■ Do this: Please retype the data in full and exactly; the pictures are not part of the copy.
___ Dataset section
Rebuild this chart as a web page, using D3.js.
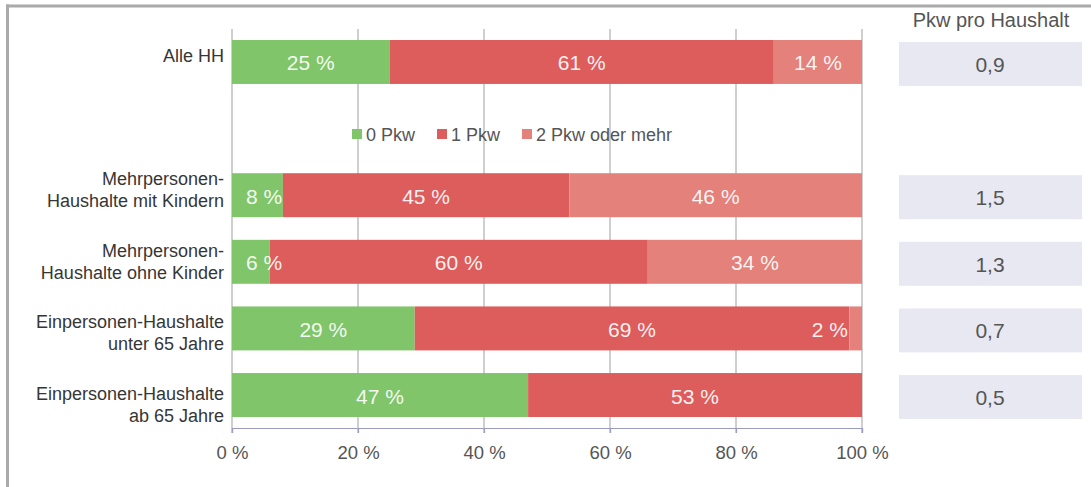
<!DOCTYPE html>
<html>
<head>
<meta charset="utf-8">
<script src="https://cdn.jsdelivr.net/npm/d3@7"></script>
<style>
  html, body { margin: 0; padding: 0; background: #fff; }
  svg { display: block; font-family: "Liberation Sans", Arial, sans-serif; }
</style>
</head>
<body>
<svg id="chart" width="1091" height="487"></svg>
<script>
// Household groups (top to bottom); the empty slot leaves room for the legend
const categories = [
  ["Alle HH"],
  null,
  ["Mehrpersonen-", "Haushalte mit Kindern"],
  ["Mehrpersonen-", "Haushalte ohne Kinder"],
  ["Einpersonen-Haushalte", "unter 65 Jahre"],
  ["Einpersonen-Haushalte", "ab 65 Jahre"]
];
const seriesNames = ["0 Pkw", "1 Pkw", "2 Pkw oder mehr"];
const share0 = [25, null, 8, 6, 29, 47];
const share1 = [61, null, 45, 60, 69, 53];
const share2 = [14, null, 46, 34, 2, 0];
const carsPerHousehold = ["0,9", null, "1,5", "1,3", "0,7", "0,5"];
const xTicks = [0, 20, 40, 60, 80, 100];
const sideTitle = "Pkw pro Haushalt";

const colors = ["#80c56a", "#dd5c5c", "#e3817a"];

const svg = d3.select("#chart");
const W = 1091, H = 487;

// outer frame (top and left edges)
svg.append("line").attr("x1", 6).attr("x2", W).attr("y1", 6).attr("y2", 6)
  .attr("stroke", "#aaa").attr("stroke-width", 3);
svg.append("line").attr("x1", 7.5).attr("x2", 7.5).attr("y1", 4.5).attr("y2", H)
  .attr("stroke", "#aaa").attr("stroke-width", 3);

const x0 = 232, x1 = 862;
const x = d3.scaleLinear().domain([0, 1]).range([x0, x1]);
const xPct = d3.scaleLinear().domain([0, 100]).range([x0, x1]);

const keys = categories.map((c, i) => "k" + i);
const y = d3.scaleBand().domain(keys).range([29, 428]).paddingInner(0.34).paddingOuter(0.165);

const rows = categories.map((c, i) => ({
  key: keys[i], label: c, v0: share0[i], v1: share1[i], v2: share2[i], avg: carsPerHousehold[i]
})).filter(r => r.label);

// two-line group labels sit on their own, slightly wider pitch
const multiKeys = rows.filter(r => r.label.length > 1).map(r => r.key);
const labelY = d3.scalePoint().domain(multiKeys).range([185, 400]);

// gridlines
svg.append("g").selectAll("line").data(xTicks).join("line")
  .attr("x1", d => xPct(d)).attr("x2", d => xPct(d))
  .attr("y1", 29).attr("y2", 433)
  .attr("stroke", "#cfcfcf").attr("stroke-width", 2);

// stacked, row-normalised bars
const stack = d3.stack().keys(["v0", "v1", "v2"]).offset(d3.stackOffsetExpand);
const stacked = stack(rows);

const g = svg.append("g");
stacked.forEach((layer, li) => {
  g.append("g").selectAll("rect").data(layer).join("rect")
    .attr("x", d => x(d[0]))
    .attr("width", d => x(d[1]) - x(d[0]))
    .attr("y", d => y(d.data.key))
    .attr("height", y.bandwidth())
    .attr("fill", colors[li]);
});

// value labels inside the segments
const valueSize = 21;
stacked.forEach((layer, li) => {
  layer.forEach(d => {
    const v = d.data[layer.key];
    if (!v) return;
    const a = x(d[0]), b = x(d[1]);
    const t = g.append("text")
      .attr("y", y(d.data.key) + y.bandwidth() / 2 + 8.5)
      .attr("fill", "#fff")
      .attr("fill-opacity", 0.93)
      .attr("font-size", valueSize)
      .text(v + " %");
    const tw = t.node().getComputedTextLength();
    if (b - a >= tw + 28) {
      t.attr("x", (a + b) / 2).attr("text-anchor", "middle");
    } else if (li === stacked.length - 1) {
      t.attr("x", b - 14).attr("text-anchor", "end");
    } else {
      t.attr("x", a + 14).attr("text-anchor", "start");
    }
  });
});

// category labels
rows.forEach(r => {
  const n = r.label.length;
  const base = n > 1 ? labelY(r.key) : y(r.key) + y.bandwidth() / 2;
  r.label.forEach((line, i) => {
    svg.append("text")
      .attr("x", 224)
      .attr("y", base + i * 22)
      .attr("text-anchor", "end")
      .attr("fill", "#363636")
      .attr("font-size", 18)
      .text(line);
  });
});

// x axis
const axis = d3.axisBottom(xPct).tickValues(xTicks).tickSize(5).tickPadding(13)
  .tickFormat(d => d + " %");
const ax = svg.append("g").attr("transform", "translate(0,428)").call(axis);
ax.select(".domain").attr("stroke", "#9a9cc2").attr("stroke-width", 1.2);
ax.selectAll(".tick line").attr("stroke", "#9a9cc2").attr("stroke-width", 1.2);
ax.selectAll(".tick text").attr("fill", "#555").attr("font-size", 18.5)
  .attr("font-family", "'Liberation Sans', Arial, sans-serif");

// legend
const legendItems = [
  { name: seriesNames[0], x: 352 },
  { name: seriesNames[1], x: 437 },
  { name: seriesNames[2], x: 522 }
];
const lg = svg.append("g");
legendItems.forEach((it, i) => {
  lg.append("rect").attr("x", it.x).attr("y", 129).attr("width", 10).attr("height", 10).attr("fill", colors[i]);
  lg.append("text").attr("x", it.x + 14).attr("y", 140.5)
    .attr("fill", "#555").attr("font-size", 18).text(it.name);
});

// side panel: cars per household
svg.append("text").attr("x", 991).attr("y", 26.5).attr("text-anchor", "middle")
  .attr("fill", "#555").attr("font-size", 20).text(sideTitle);
rows.forEach(r => {
  const top = y(r.key) + 2;
  svg.append("rect").attr("x", 899).attr("y", top).attr("width", 183).attr("height", y.bandwidth())
    .attr("fill", "#e8e8f3");
  svg.append("text").attr("x", 990).attr("y", top + y.bandwidth() / 2 + 8)
    .attr("text-anchor", "middle").attr("fill", "#555").attr("font-size", 21)
    .text(r.avg);
});
</script>
</body>
</html>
______
■ Task result:
Rebuild this chart as a web page, using D3.js.
<!DOCTYPE html>
<html>
<head>
<meta charset="utf-8">
<script src="https://cdn.jsdelivr.net/npm/d3@7"></script>
<style>
  html, body { margin: 0; padding: 0; background: #fff; }
  svg { display: block; font-family: "Liberation Sans", Arial, sans-serif; }
</style>
</head>
<body>
<svg id="chart" width="1091" height="487"></svg>
<script>
// Household groups (top to bottom); the empty slot leaves room for the legend
const categories = [
  ["Alle HH"],
  null,
  ["Mehrpersonen-", "Haushalte mit Kindern"],
  ["Mehrpersonen-", "Haushalte ohne Kinder"],
  ["Einpersonen-Haushalte", "unter 65 Jahre"],
  ["Einpersonen-Haushalte", "ab 65 Jahre"]
];
const seriesNames = ["0 Pkw", "1 Pkw", "2 Pkw oder mehr"];
const share0 = [25, null, 8, 6, 29, 47];
const share1 = [61, null, 45, 60, 69, 53];
const share2 = [14, null, 46, 34, 2, 0];
const carsPerHousehold = ["0,9", null, "1,5", "1,3", "0,7", "0,5"];
const xTicks = [0, 20, 40, 60, 80, 100];
const sideTitle = "Pkw pro Haushalt";

const colors = ["#80c56a", "#dd5c5c", "#e3817a"];

const svg = d3.select("#chart");
const W = 1091, H = 487;

// outer frame (top and left edges)
svg.append("line").attr("x1", 6).attr("x2", W).attr("y1", 6).attr("y2", 6)
  .attr("stroke", "#aaa").attr("stroke-width", 3);
svg.append("line").attr("x1", 7.5).attr("x2", 7.5).attr("y1", 4.5).attr("y2", H)
  .attr("stroke", "#aaa").attr("stroke-width", 3);

const x0 = 232, x1 = 862;
const x = d3.scaleLinear().domain([0, 1]).range([x0, x1]);
const xPct = d3.scaleLinear().domain([0, 100]).range([x0, x1]);

const keys = categories.map((c, i) => "k" + i);
const y = d3.scaleBand().domain(keys).range([29, 428]).paddingInner(0.34).paddingOuter(0.165);

const rows = categories.map((c, i) => ({
  key: keys[i], label: c, v0: share0[i], v1: share1[i], v2: share2[i], avg: carsPerHousehold[i]
})).filter(r => r.label);

// two-line group labels sit on their own, slightly wider pitch
const multiKeys = rows.filter(r => r.label.length > 1).map(r => r.key);
const labelY = d3.scalePoint().domain(multiKeys).range([185, 400]);

// gridlines
svg.append("g").selectAll("line").data(xTicks).join("line")
  .attr("x1", d => xPct(d)).attr("x2", d => xPct(d))
  .attr("y1", 29).attr("y2", 433)
  .attr("stroke", "#cfcfcf").attr("stroke-width", 2);

// stacked, row-normalised bars
const stack = d3.stack().keys(["v0", "v1", "v2"]).offset(d3.stackOffsetExpand);
const stacked = stack(rows);

const g = svg.append("g");
stacked.forEach((layer, li) => {
  g.append("g").selectAll("rect").data(layer).join("rect")
    .attr("x", d => x(d[0]))
    .attr("width", d => x(d[1]) - x(d[0]))
    .attr("y", d => y(d.data.key))
    .attr("height", y.bandwidth())
    .attr("fill", colors[li]);
});

// value labels inside the segments
const valueSize = 21;
stacked.forEach((layer, li) => {
  layer.forEach(d => {
    const v = d.data[layer.key];
    if (!v) return;
    const a = x(d[0]), b = x(d[1]);
    const t = g.append("text")
      .attr("y", y(d.data.key) + y.bandwidth() / 2 + 8.5)
      .attr("fill", "#fff")
      .attr("fill-opacity", 0.93)
      .attr("font-size", valueSize)
      .text(v + " %");
    const tw = t.node().getComputedTextLength();
    if (b - a >= tw + 28) {
      t.attr("x", (a + b) / 2).attr("text-anchor", "middle");
    } else if (li === stacked.length - 1) {
      t.attr("x", b - 14).attr("text-anchor", "end");
    } else {
      t.attr("x", a + 14).attr("text-anchor", "start");
    }
  });
});

// category labels
rows.forEach(r => {
  const n = r.label.length;
  const base = n > 1 ? labelY(r.key) : y(r.key) + y.bandwidth() / 2;
  r.label.forEach((line, i) => {
    svg.append("text")
      .attr("x", 224)
      .attr("y", base + i * 22)
      .attr("text-anchor", "end")
      .attr("fill", "#363636")
      .attr("font-size", 18)
      .text(line);
  });
});

// x axis
const axis = d3.axisBottom(xPct).tickValues(xTicks).tickSize(5).tickPadding(13)
  .tickFormat(d => d + " %");
const ax = svg.append("g").attr("transform", "translate(0,428)").call(axis);
ax.select(".domain").attr("stroke", "#9a9cc2").attr("stroke-width", 1.2);
ax.selectAll(".tick line").attr("stroke", "#9a9cc2").attr("stroke-width", 1.2);
ax.selectAll(".tick text").attr("fill", "#555").attr("font-size", 18.5)
  .attr("font-family", "'Liberation Sans', Arial, sans-serif");

// legend
const legendItems = [
  { name: seriesNames[0], x: 352 },
  { name: seriesNames[1], x: 437 },
  { name: seriesNames[2], x: 522 }
];
const lg = svg.append("g");
legendItems.forEach((it, i) => {
  lg.append("rect").attr("x", it.x).attr("y", 129).attr("width", 10).attr("height", 10).attr("fill", colors[i]);
  lg.append("text").attr("x", it.x + 14).attr("y", 140.5)
    .attr("fill", "#555").attr("font-size", 18).text(it.name);
});

// side panel: cars per household
svg.append("text").attr("x", 991).attr("y", 26.5).attr("text-anchor", "middle")
  .attr("fill", "#555").attr("font-size", 20).text(sideTitle);
rows.forEach(r => {
  const top = y(r.key) + 2;
  svg.append("rect").attr("x", 899).attr("y", top).attr("width", 183).attr("height", y.bandwidth())
    .attr("fill", "#e8e8f3");
  svg.append("text").attr("x", 990).attr("y", top + y.bandwidth() / 2 + 8)
    .attr("text-anchor", "middle").attr("fill", "#555").attr("font-size", 21)
    .text(r.avg);
});
</script>
</body>
</html>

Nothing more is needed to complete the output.